5 presidents on hand for Bush Center opening
Library, museum takes visitors through turning points of Bush's 2 terms
Some may disagree whether George W. Bush was a "uniter, not a divider," as he liked to say, but he did get all five living presidents together for the dedication of his presidential library.
At Thursday's event in Dallas, Democratic former Presidents Jimmy Carter and Bill Clinton praised Bush for his initiatives in Africa, and Bush defended his record.
"The political winds blow left and right, polls rise and fall, supporters come and go, but in the end, leaders are defined by the convictions they hold," Bush said at the ceremony for the George W. Bush Presidential Center. "My deepest conviction, the guiding principle of the administration, is that the United States of America must strive to expand the reach of freedom."
Bush has said he is aware that the opening of his presidential library would reopen debates over the Iraq War and the policies he pursued after the September 11 terrorist attacks. History will show, he said at the dedication, that he always stuck by his convictions.
"A free society thrives when neighbors help neighbors and the strong protect the weak and public policies promote private compassion," Bush said. "As president, I tried to act on these principles every day. It wasn't always easy and certainly wasn't always popular ... but when future generations come to this library to study this administration, they're going to find out that we stayed true to our convictions."
Carter told a story of how he asked, on Bush's inauguration day, for a meeting to talk about a civil war in Sudan that was entering its second decade. Bush kept his word and acted, Carter said.
"In January of 2005, there was a peace treaty between north and south Sudan that ended a war that had been going on for 20 years," Carter said. "George W. Bush is responsible for that."
The last time the five living presidents were together was right before President Obama took office. It is a rare and special occurrence when the five gather, Obama said.
"This is a Texas-sized party," Obama said. "When all the former living presidents are all together, it is a special day for our democracy."
The presidents on the stage definitely differed on many policy matters, but they all share one quality, Obama said: They did what they believe is right.
"That's what President George W. Bush chose to do," Obama said.
Bush became a little emotional as he closed his speech: "Whatever challenges come before us, I will always believe our nation's best days lie ahead."
The center's library and museum take visitors through the turning points of Bush's two terms. The first exhibits recall the 43rd president's initial priorities on education, faith-based community initiatives and tax cuts. And they show how the September 11 terrorist attacks changed everything.

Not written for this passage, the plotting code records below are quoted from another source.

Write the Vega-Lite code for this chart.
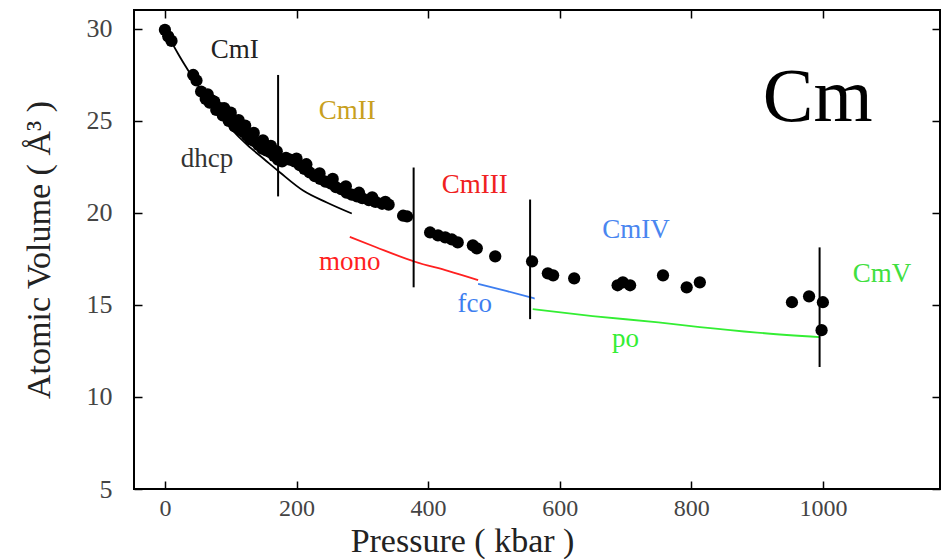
{
  "$schema": "https://vega.github.io/schema/vega-lite/v6.json",
  "autosize": {"type": "none"},
  "padding": {"left": 134, "top": 10, "right": 3, "bottom": 70},
  "width": 806,
  "height": 479,
  "background": "white",
  "config": {
    "view": {"stroke": "black", "strokeWidth": 2},
    "font": "Liberation Serif",
    "axis": {"labelFont": "Liberation Serif", "titleFont": "Liberation Serif"}
  },
  "resolve": {"axis": {"x": "independent", "y": "independent"}},
  "datasets": {
    "pts": [
      {"p": 0, "v": 29.95}, {"p": 5, "v": 29.6}, {"p": 10, "v": 29.35},
      {"p": 43, "v": 27.5}, {"p": 48, "v": 27.2}, {"p": 55, "v": 26.6},
      {"p": 62, "v": 26.2}, {"p": 65, "v": 26.45}, {"p": 68, "v": 26.0}, {"p": 72, "v": 26.1},
      {"p": 75, "v": 26.05}, {"p": 78, "v": 25.6}, {"p": 84, "v": 25.7}, {"p": 88, "v": 25.3},
      {"p": 90, "v": 25.7}, {"p": 93, "v": 25.5}, {"p": 97, "v": 25.0}, {"p": 100, "v": 25.45},
      {"p": 102, "v": 25.1}, {"p": 106, "v": 24.7}, {"p": 110, "v": 24.9}, {"p": 112, "v": 25.05},
      {"p": 115, "v": 24.5}, {"p": 120, "v": 24.4}, {"p": 122, "v": 24.75}, {"p": 125, "v": 24.2},
      {"p": 130, "v": 24.0}, {"p": 135, "v": 24.35}, {"p": 136, "v": 23.9}, {"p": 142, "v": 23.7},
      {"p": 148, "v": 23.5}, {"p": 149, "v": 23.95}, {"p": 154, "v": 23.4}, {"p": 160, "v": 23.3},
      {"p": 161, "v": 23.65}, {"p": 166, "v": 23.1}, {"p": 170, "v": 23.35},
      {"p": 172, "v": 22.9}, {"p": 178, "v": 22.8}, {"p": 184, "v": 23.0},
      {"p": 190, "v": 22.9}, {"p": 197, "v": 22.8}, {"p": 200, "v": 22.95}, {"p": 205, "v": 22.6},
      {"p": 212, "v": 22.4}, {"p": 215, "v": 22.65}, {"p": 220, "v": 22.2}, {"p": 228, "v": 22.0},
      {"p": 235, "v": 22.15}, {"p": 236, "v": 21.85}, {"p": 244, "v": 21.7}, {"p": 252, "v": 21.6},
      {"p": 255, "v": 21.85}, {"p": 260, "v": 21.4}, {"p": 268, "v": 21.3}, {"p": 275, "v": 21.45},
      {"p": 276, "v": 21.1}, {"p": 284, "v": 21.0}, {"p": 292, "v": 20.9}, {"p": 295, "v": 21.1},
      {"p": 300, "v": 20.8}, {"p": 310, "v": 20.7}, {"p": 315, "v": 20.85}, {"p": 320, "v": 20.6},
      {"p": 330, "v": 20.5}, {"p": 335, "v": 20.6},
      {"p": 340, "v": 20.45}, {"p": 362, "v": 19.85}, {"p": 368, "v": 19.81}, {"p": 403, "v": 18.94},
      {"p": 415, "v": 18.78}, {"p": 426, "v": 18.67}, {"p": 436, "v": 18.56},
      {"p": 445, "v": 18.4}, {"p": 468, "v": 18.24}, {"p": 474, "v": 18.08},
      {"p": 502, "v": 17.64}, {"p": 558, "v": 17.37}, {"p": 582, "v": 16.72},
      {"p": 590, "v": 16.61}, {"p": 622, "v": 16.45}, {"p": 688, "v": 16.07},
      {"p": 696, "v": 16.23}, {"p": 707, "v": 16.07}, {"p": 757, "v": 16.61},
      {"p": 793, "v": 15.96}, {"p": 813, "v": 16.23}, {"p": 953, "v": 15.15},
      {"p": 979, "v": 15.47}, {"p": 1000, "v": 15.15}, {"p": 998, "v": 13.63}
    ],
    "curves": [
      {"phase": "dhcp", "p": 0, "v": 30.0}, {"phase": "dhcp", "p": 10, "v": 29.3},
      {"phase": "dhcp", "p": 20, "v": 28.65}, {"phase": "dhcp", "p": 30, "v": 28.05},
      {"phase": "dhcp", "p": 45, "v": 27.2}, {"phase": "dhcp", "p": 60, "v": 26.4},
      {"phase": "dhcp", "p": 80, "v": 25.45}, {"phase": "dhcp", "p": 100, "v": 24.6},
      {"phase": "dhcp", "p": 125, "v": 23.7}, {"phase": "dhcp", "p": 150, "v": 22.95},
      {"phase": "dhcp", "p": 175, "v": 22.2}, {"phase": "dhcp", "p": 210, "v": 21.22},
      {"phase": "dhcp", "p": 246, "v": 20.57}, {"phase": "dhcp", "p": 284, "v": 19.97},
      {"phase": "mono", "p": 281, "v": 18.7}, {"phase": "mono", "p": 320, "v": 18.15},
      {"phase": "mono", "p": 380, "v": 17.35}, {"phase": "mono", "p": 430, "v": 16.85},
      {"phase": "mono", "p": 476, "v": 16.35},
      {"phase": "fco", "p": 476, "v": 16.15}, {"phase": "fco", "p": 520, "v": 15.75},
      {"phase": "fco", "p": 562, "v": 15.35},
      {"phase": "po", "p": 559, "v": 14.77}, {"phase": "po", "p": 650, "v": 14.4},
      {"phase": "po", "p": 750, "v": 14.05}, {"phase": "po", "p": 813, "v": 13.8},
      {"phase": "po", "p": 900, "v": 13.5}, {"phase": "po", "p": 995, "v": 13.25}
    ],
    "bounds": [
      {"p": 172, "v1": 27.5, "v2": 20.9},
      {"p": 378, "v1": 22.47, "v2": 15.96},
      {"p": 555, "v1": 20.73, "v2": 14.23},
      {"p": 995, "v1": 18.13, "v2": 11.63}
    ],
    "labels": [
      {"label": "CmI", "p": 106, "v": 28.43},
      {"label": "CmII", "p": 277, "v": 25.12},
      {"label": "dhcp ", "p": 64, "v": 22.52},
      {"label": "CmIII", "p": 471, "v": 21.11},
      {"label": "mono", "p": 281, "v": 16.88},
      {"label": "fco", "p": 471, "v": 14.6},
      {"label": "CmIV", "p": 716, "v": 18.62},
      {"label": "CmV", "p": 1090, "v": 16.23},
      {"label": "po", "p": 700, "v": 12.71}
    ],
    "title": [
      {"label": "Cm", "p": 992, "v": 25.01}
    ]
  },
  "layer": [
    {
      "data": {"name": "curves"},
      "mark": {"type": "line", "interpolate": "monotone", "strokeWidth": 1.8},
      "encoding": {
        "x": {
          "field": "p", "type": "quantitative",
          "scale": {"domain": [-47, 1178], "nice": false, "zero": false},
          "axis": {
            "orient": "bottom",
            "title": "Pressure ( kbar )", "values": [0, 200, 400, 600, 800, 1000], "format": "d",
            "offset": -8, "tickSize": 8, "tickColor": "black", "tickWidth": 1.5, "domain": false, "grid": false,
            "labelFont": "Liberation Serif", "labelFontSize": 24, "labelColor": "#444",
            "labelPadding": 7, "titleFont": "Liberation Serif", "titleFontSize": 34,
            "titleFontWeight": "normal", "titleColor": "#222",
            "titleX": 328, "titleY": 70, "titleBaseline": "alphabetic", "titleAlign": "center"
          }
        },
        "y": {
          "field": "v", "type": "quantitative",
          "scale": {"domain": [5, 31.03], "nice": false, "zero": false},
          "axis": {
            "orient": "left",
            "title": "Atomic Volume ( Å³ )", "values": [5, 10, 15, 20, 25, 30],
            "offset": -8, "tickSize": 8, "tickColor": "black", "tickWidth": 1.5, "domain": false, "grid": false,
            "labelFont": "Liberation Serif", "labelFontSize": 26, "labelColor": "#444",
            "labelPadding": 22, "titleFont": "Liberation Serif", "titleFontSize": 34,
            "titleFontWeight": "normal", "titleColor": "#222", "titlePadding": 30
          }
        },
        "detail": {"field": "phase"},
        "color": {
          "field": "phase", "type": "nominal", "legend": null,
          "scale": {
            "domain": ["dhcp", "mono", "fco", "po", "CmI", "CmII", "CmIII", "CmIV", "CmV", "dhcp "],
            "range": ["#000000", "#ff2020", "#3d7ef0", "#33ee33", "#222222", "#c8a020", "#f02020", "#4a86f0", "#40e040", "#333333"]
          }
        }
      }
    },
    {
      "data": {"name": "bounds"},
      "mark": {"type": "rule", "color": "black", "strokeWidth": 2},
      "encoding": {
        "x": {
          "field": "p", "type": "quantitative",
          "axis": {"orient": "top", "values": [0, 200, 400, 600, 800, 1000], "labels": false, "title": null,
                   "offset": -8, "tickSize": 8, "tickColor": "black", "tickWidth": 1.5, "domain": false, "grid": false}
        },
        "y": {
          "field": "v1", "type": "quantitative",
          "axis": {"orient": "right", "values": [5, 10, 15, 20, 25, 30], "labels": false, "title": null,
                   "offset": -8, "tickSize": 8, "tickColor": "black", "tickWidth": 1.5, "domain": false, "grid": false}
        },
        "y2": {"field": "v2"}
      }
    },
    {
      "data": {"name": "pts"},
      "mark": {"type": "circle", "size": 150, "color": "black", "opacity": 1},
      "encoding": {
        "x": {"field": "p", "type": "quantitative", "axis": null},
        "y": {"field": "v", "type": "quantitative", "axis": null}
      }
    },
    {
      "data": {"name": "labels"},
      "mark": {"type": "text", "font": "Liberation Serif", "fontSize": 27, "align": "center", "baseline": "alphabetic"},
      "encoding": {
        "x": {"field": "p", "type": "quantitative", "axis": null},
        "y": {"field": "v", "type": "quantitative", "axis": null},
        "text": {"field": "label"},
        "color": {"field": "label", "type": "nominal", "legend": null}
      }
    },
    {
      "data": {"name": "title"},
      "mark": {"type": "text", "font": "Liberation Serif", "fontSize": 76, "align": "center", "baseline": "alphabetic", "color": "black"},
      "encoding": {
        "x": {"field": "p", "type": "quantitative", "axis": null},
        "y": {"field": "v", "type": "quantitative", "axis": null},
        "text": {"field": "label"}
      }
    }
  ]
}
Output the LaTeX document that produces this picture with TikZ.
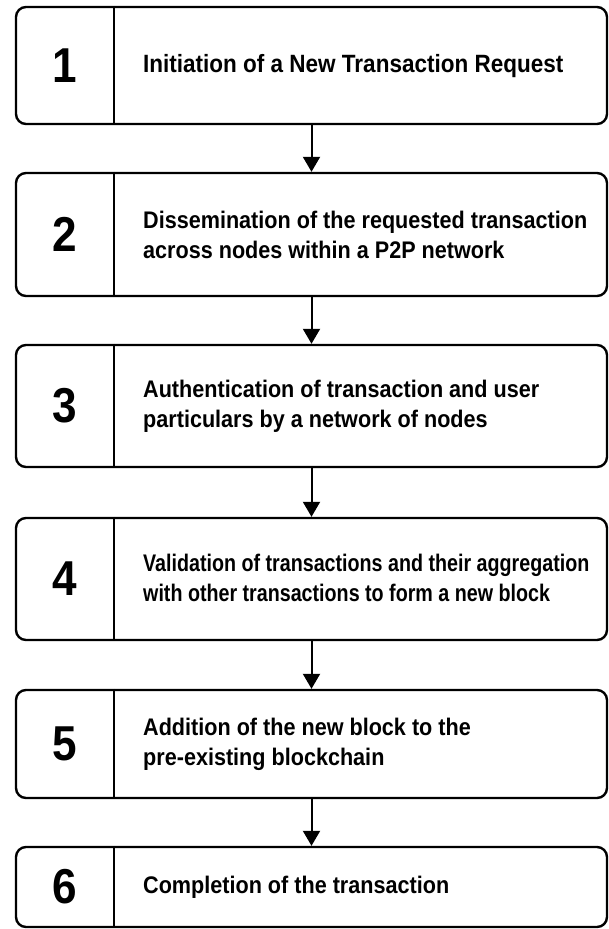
\documentclass[tikz,border=0pt]{standalone}
\usepackage{fontspec}
\setmainfont[FakeStretch=0.9]{Liberation Sans}
\newfontfamily\narrowfont[FakeStretch=0.82]{Liberation Sans}
\usetikzlibrary{arrows.meta}
\begin{document}
\begin{tikzpicture}[
        x=1pt, y=-1pt,
        stepbox/.style={draw, line width=2.4pt, rounded corners=10pt, minimum width=591pt, inner sep=0pt},
        num/.style={font=\fontsize{49}{49}\selectfont\bfseries, inner sep=0pt},
        desc/.style={font=\fontsize{24}{30}\selectfont\bfseries, align=left, anchor=west, inner sep=0pt},
        divider/.style={line width=2pt},
        flow/.style={line width=2pt, -{Triangle[width=17pt,length=15pt]}}
    ]
        \useasboundingbox (0,0) rectangle (609,929);

        % Step 1
        \node[stepbox, minimum height=117pt] (box1) at (311.5,65.5) {};
        \node[num] (n1) at (65,65.5) {1};
        \node[desc, font=\fontsize{25}{30}\selectfont\bfseries] (t1) at (143,66) {Initiation of a New Transaction Request};
        \draw[divider] ([xshift=99pt]box1.north west) -- ([xshift=99pt]box1.south west);

        % Step 2
        \node[stepbox, minimum height=123pt] (box2) at (311.5,234.5) {};
        \node[num] (n2) at (65,234.5) {2};
        \node[desc] (t2) at (143,234.5) {Dissemination of the requested transaction\\across nodes within a P2P network};
        \draw[divider] ([xshift=99pt]box2.north west) -- ([xshift=99pt]box2.south west);

        % Step 3
        \node[stepbox, minimum height=122pt] (box3) at (311.5,406) {};
        \node[num] (n3) at (65,406) {3};
        \node[desc] (t3) at (143,406) {Authentication of transaction and user\\particulars by a network of nodes};
        \draw[divider] ([xshift=99pt]box3.north west) -- ([xshift=99pt]box3.south west);

        % Step 4
        \node[stepbox, minimum height=122pt] (box4) at (311.5,579) {};
        \node[num] (n4) at (65,579) {4};
        \node[desc, font=\narrowfont\fontsize{24}{30}\selectfont\bfseries] (t4) at (143,578) {Validation of transactions and their aggregation\\with other transactions to form a new block};
        \draw[divider] ([xshift=99pt]box4.north west) -- ([xshift=99pt]box4.south west);

        % Step 5
        \node[stepbox, minimum height=108pt] (box5) at (311.5,744) {};
        \node[num] (n5) at (65,744) {5};
        \node[desc] (t5) at (143,744) {Addition of the new block to the\\pre-existing blockchain};
        \draw[divider] ([xshift=99pt]box5.north west) -- ([xshift=99pt]box5.south west);

        % Step 6
        \node[stepbox, minimum height=80pt] (box6) at (311.5,887) {};
        \node[num] (n6) at (65,887) {6};
        \node[desc] (t6) at (143,887) {Completion of the transaction};
        \draw[divider] ([xshift=99pt]box6.north west) -- ([xshift=99pt]box6.south west);

        % Arrows between steps
        \draw[flow] (box1) -- (box2);
        \draw[flow] (box2) -- (box3);
        \draw[flow] (box3) -- (box4);
        \draw[flow] (box4) -- (box5);
        \draw[flow] (box5) -- (box6);
    \end{tikzpicture}
\end{document}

At one exhibit, the bright red dress that first lady Laura Bush wore to her husband's first state dinner, just six days before 9/11, stands in contrast to the next, most talked-about artifact in the museum: the twisted hulk of two beams from the World Trade Center.
In an interview with CNN's John King, the former president said he knows that the center's dedication will rekindle the debate about his presidency, and he conceded the library is in part an effort by him and supporters to influence history's verdict.
But he predicted visitors would find it "more objective" than they might have imagined, and he showed little interest in revisiting flashpoints like Iraq, Hurricane Katrina or the 2008 financial crisis, or the scorn with which many look back at the Bush presidency.
"You know, I'm really not that concerned about why people did what during my presidency," he said. "I'm more concerned about being an effective person for the rest of my life.
"I know this: that Laura and I gave the presidency eight years of our life. We gave it our all. Made the best judgment calls I could. I didn't compromise my principles. And I'm a content man. And I am excited about what we're going to do here."
As the son of another former president, Bush said he wouldn't mind seeing his brother Jeb Bush run for the highest office.
If he could make the decision for Jeb, he would tell him to run for president, Bush said.
But in an interview Thursday on NBC's "Today," former first lady Barbara Bush said that while Jeb Bush is able to do the job, she would like to see other families in the White House.
"There are other people out there that are very qualified, and we've had enough Bushes," she said.
In addition to the library and museum, the Presidential Center includes the George W. Bush Institute, a public policy institute.